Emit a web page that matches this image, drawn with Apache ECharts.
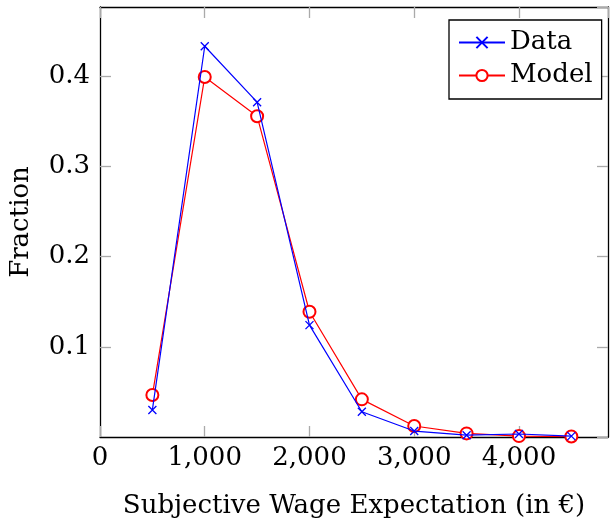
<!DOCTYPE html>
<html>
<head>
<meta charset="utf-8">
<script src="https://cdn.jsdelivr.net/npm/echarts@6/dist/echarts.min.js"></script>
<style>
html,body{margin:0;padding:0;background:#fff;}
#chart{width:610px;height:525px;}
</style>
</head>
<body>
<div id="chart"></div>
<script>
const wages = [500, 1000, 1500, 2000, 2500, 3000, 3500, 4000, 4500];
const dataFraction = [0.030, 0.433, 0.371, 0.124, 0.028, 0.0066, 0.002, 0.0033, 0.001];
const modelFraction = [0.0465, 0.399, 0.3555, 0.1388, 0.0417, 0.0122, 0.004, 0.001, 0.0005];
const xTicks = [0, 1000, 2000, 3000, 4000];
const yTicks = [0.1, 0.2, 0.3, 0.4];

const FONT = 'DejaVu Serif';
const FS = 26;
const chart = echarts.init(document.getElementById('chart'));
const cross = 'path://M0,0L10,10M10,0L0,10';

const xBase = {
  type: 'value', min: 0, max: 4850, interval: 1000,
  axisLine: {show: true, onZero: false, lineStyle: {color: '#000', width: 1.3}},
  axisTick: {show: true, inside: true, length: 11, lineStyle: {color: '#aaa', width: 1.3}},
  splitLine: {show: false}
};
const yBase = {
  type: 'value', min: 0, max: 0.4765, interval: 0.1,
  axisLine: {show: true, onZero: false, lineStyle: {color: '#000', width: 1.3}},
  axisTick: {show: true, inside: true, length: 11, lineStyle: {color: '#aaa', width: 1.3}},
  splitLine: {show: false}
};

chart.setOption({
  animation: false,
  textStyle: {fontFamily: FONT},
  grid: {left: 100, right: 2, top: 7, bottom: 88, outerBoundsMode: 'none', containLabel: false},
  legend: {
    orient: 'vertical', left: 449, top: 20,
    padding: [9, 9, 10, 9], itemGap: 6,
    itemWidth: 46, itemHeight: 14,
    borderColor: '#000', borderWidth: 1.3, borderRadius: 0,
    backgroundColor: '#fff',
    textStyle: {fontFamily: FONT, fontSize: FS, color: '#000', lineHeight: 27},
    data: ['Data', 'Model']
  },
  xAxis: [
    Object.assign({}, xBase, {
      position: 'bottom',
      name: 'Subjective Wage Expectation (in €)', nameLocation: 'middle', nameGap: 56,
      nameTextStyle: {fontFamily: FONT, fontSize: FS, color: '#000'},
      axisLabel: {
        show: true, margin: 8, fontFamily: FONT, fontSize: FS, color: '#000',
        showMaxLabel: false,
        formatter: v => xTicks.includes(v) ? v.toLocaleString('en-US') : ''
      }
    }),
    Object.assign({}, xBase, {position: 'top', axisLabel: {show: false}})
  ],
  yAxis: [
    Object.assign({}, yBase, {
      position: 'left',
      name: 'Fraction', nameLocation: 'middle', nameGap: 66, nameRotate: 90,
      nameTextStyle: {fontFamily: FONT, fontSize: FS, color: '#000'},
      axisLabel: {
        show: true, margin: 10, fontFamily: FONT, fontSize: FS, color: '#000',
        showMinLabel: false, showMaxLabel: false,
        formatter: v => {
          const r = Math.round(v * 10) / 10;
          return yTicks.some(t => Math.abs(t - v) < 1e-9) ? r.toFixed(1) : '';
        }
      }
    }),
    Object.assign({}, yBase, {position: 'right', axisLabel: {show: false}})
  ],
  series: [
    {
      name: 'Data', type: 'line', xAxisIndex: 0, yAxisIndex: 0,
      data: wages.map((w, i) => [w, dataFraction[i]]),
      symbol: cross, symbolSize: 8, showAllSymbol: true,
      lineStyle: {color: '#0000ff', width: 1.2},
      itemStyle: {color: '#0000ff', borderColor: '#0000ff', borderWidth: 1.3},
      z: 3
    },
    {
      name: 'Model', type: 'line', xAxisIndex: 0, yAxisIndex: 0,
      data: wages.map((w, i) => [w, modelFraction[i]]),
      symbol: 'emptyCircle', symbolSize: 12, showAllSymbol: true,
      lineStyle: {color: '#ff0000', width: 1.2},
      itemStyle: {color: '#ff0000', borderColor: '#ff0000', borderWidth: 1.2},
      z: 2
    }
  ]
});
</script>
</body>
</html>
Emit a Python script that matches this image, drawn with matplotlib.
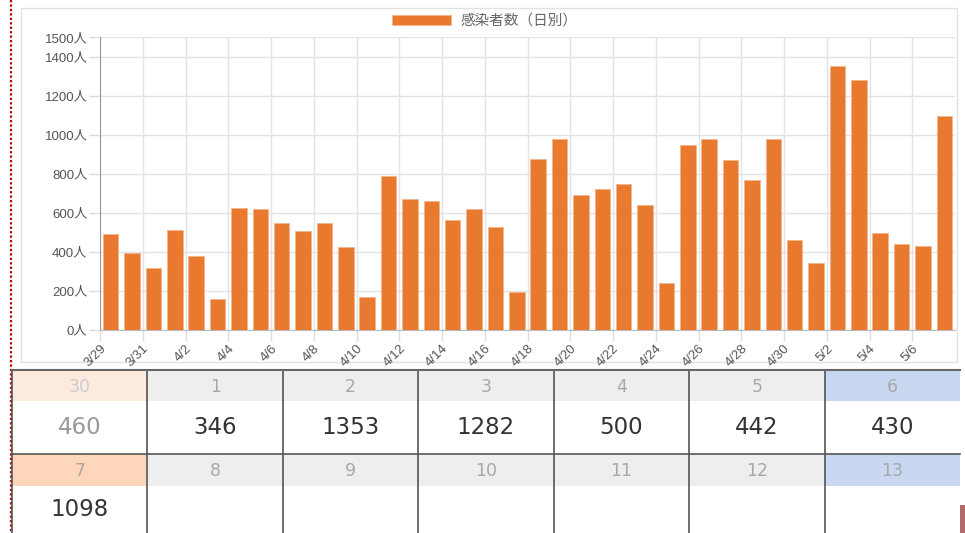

Given problem = Output the records above as they stand, from the first line to the line with "const cross = 'path://M0,0L10,10M10,0L0,10';", inclusive, and exclude the pictures.

Answer in full =
Emit a web page that matches this image, drawn with Apache ECharts.
<!DOCTYPE html>
<html>
<head>
<meta charset="utf-8">
<script src="https://cdn.jsdelivr.net/npm/echarts@6/dist/echarts.min.js"></script>
<style>
html,body{margin:0;padding:0;background:#fff;}
#chart{width:610px;height:525px;}
</style>
</head>
<body>
<div id="chart"></div>
<script>
const wages = [500, 1000, 1500, 2000, 2500, 3000, 3500, 4000, 4500];
const dataFraction = [0.030, 0.433, 0.371, 0.124, 0.028, 0.0066, 0.002, 0.0033, 0.001];
const modelFraction = [0.0465, 0.399, 0.3555, 0.1388, 0.0417, 0.0122, 0.004, 0.001, 0.0005];
const xTicks = [0, 1000, 2000, 3000, 4000];
const yTicks = [0.1, 0.2, 0.3, 0.4];

const FONT = 'DejaVu Serif';
const FS = 26;
const chart = echarts.init(document.getElementById('chart'));
const cross = 'path://M0,0L10,10M10,0L0,10';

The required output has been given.